Proton-conducting polymeric gels have been prepared by swelling a polymethacrylate-based polymer matrix in aqueous solutions of inorganic and organic acids such as sulfuric (H2SO4), hydrochloric (HCl), phosphoric (H3PO4), acetic (HAc), and succinic acids (HSc). The polymer matrix was composed of cross-linked poly(ethylene oxide)-modified polymethacrylate (PEO–PMA) with different plasticizing components of poly(ethylene glycol) dimethylether (PEGDE), dimethylformamide (DMF), and propylene carbonate (PC).

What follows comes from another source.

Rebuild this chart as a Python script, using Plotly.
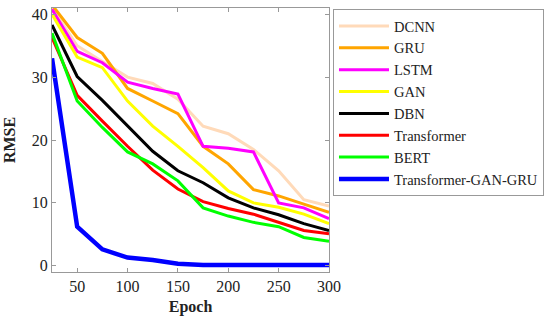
import plotly.graph_objects as go

epochs = [25, 50, 75, 100, 125, 150, 175, 200, 225, 250, 275, 300]

dcnn = [41.0, 35.0, 32.5, 30.0, 29.0, 26.5, 22.2, 21.0, 18.5, 15.1, 10.5, 9.5]
gru = [41.5, 36.3, 33.8, 28.2, 26.2, 24.2, 19.0, 16.2, 12.1, 11.1, 9.8, 8.5]
lstm = [40.8, 34.1, 32.3, 29.2, 28.2, 27.3, 19.0, 18.7, 18.1, 10.0, 9.2, 7.5]
gan = [40.0, 33.2, 31.5, 26.2, 22.2, 19.0, 15.6, 11.9, 10.0, 9.3, 8.2, 6.7]
dbn = [38.3, 30.1, 26.3, 22.2, 18.2, 15.1, 13.2, 10.8, 9.2, 8.1, 6.7, 5.6]
transformer = [36.3, 27.1, 23.0, 19.0, 15.2, 12.2, 10.2, 9.1, 8.2, 6.9, 5.6, 5.1]
bert = [37.0, 26.2, 22.0, 18.1, 16.2, 13.5, 9.2, 7.9, 6.9, 6.2, 4.5, 3.9]
tgg = [33.0, 6.2, 2.6, 1.3, 0.9, 0.3, 0.1, 0.1, 0.1, 0.1, 0.1, 0.1]

series_names = ["DCNN", "GRU", "LSTM", "GAN", "DBN", "Transformer", "BERT", "Transformer-GAN-GRU"]
series_values = [dcnn, gru, lstm, gan, dbn, transformer, bert, tgg]
series_colors = ["#FFDAB9", "#FFA500", "#FF00FF", "#FFFF00", "#000000", "#FF0000", "#00FF00", "#0000FF"]
series_widths = [3, 3, 3, 3, 3, 3, 3, 4.5]

x_ticks = [50, 100, 150, 200, 250, 300]
y_ticks = [0, 10, 20, 30, 40]

FONT = "Liberation Serif"

fig = go.Figure()
for name, vals, col, w in zip(series_names, series_values, series_colors, series_widths):
    fig.add_trace(go.Scatter(x=epochs, y=vals, mode="lines", name=name,
                             line=dict(color=col, width=w)))

axis_common = dict(showline=True, linecolor="#999999", linewidth=1, mirror="ticks",
                   ticks="inside", ticklen=4, tickcolor="#999999", showgrid=False,
                   zeroline=False, tickfont=dict(family=FONT, size=16, color="#222222"))

fig.update_xaxes(range=[25, 300], tickvals=x_ticks,
                 title=dict(text="<b>Epoch</b>", font=dict(family=FONT, size=16, color="#222222"), standoff=6),
                 **axis_common)
fig.update_yaxes(range=[-1, 41], tickvals=y_ticks,
                 title=dict(text="<b>RMSE</b>", font=dict(family=FONT, size=16, color="#222222"), standoff=12),
                 **axis_common)

fig.update_layout(
    width=550, height=320,
    margin=dict(l=52, r=221, t=6, b=48),
    paper_bgcolor="white", plot_bgcolor="white",
    showlegend=True,
    legend=dict(x=1.0144, y=0.996, xanchor="left", yanchor="top",
                bgcolor="white", bordercolor="#999999", borderwidth=1,
                font=dict(family=FONT, size=14.5, color="#222222"),
                itemwidth=50, tracegroupgap=0),
)

fig.write_html("out.html", config={"displayModeBar": False},
               post_script="document.body.style.margin='0px';")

The polymeric gels were characterized by conductometric and spectroscopic measurements. High ionic (proton) conductivity in the range of 6.4×10−4–4.2×10−2 S cm−1 were obtained at room temperature (22 °C), depending on the dopant acids, the type of plasticizers, and the polymer composition. The H3PO4- and HAc-doped films exhibited thermal stability in the temperature range of 20–80 °C. Possible proton transport mechanisms in the PEO–PMA-based gels were discussed based on the spectroscopic results of FT-IR, UV/VIS, X-ray diffraction (XRD), and fluorescence spectroscopy. The effects of water molecule absorbed in the polymer, together with the entrapped plasticizer (PEGDE, DMF, and PC), play important roles in obtaining the high ionic conductivity, through the reduction in the local viscosity of the gel films.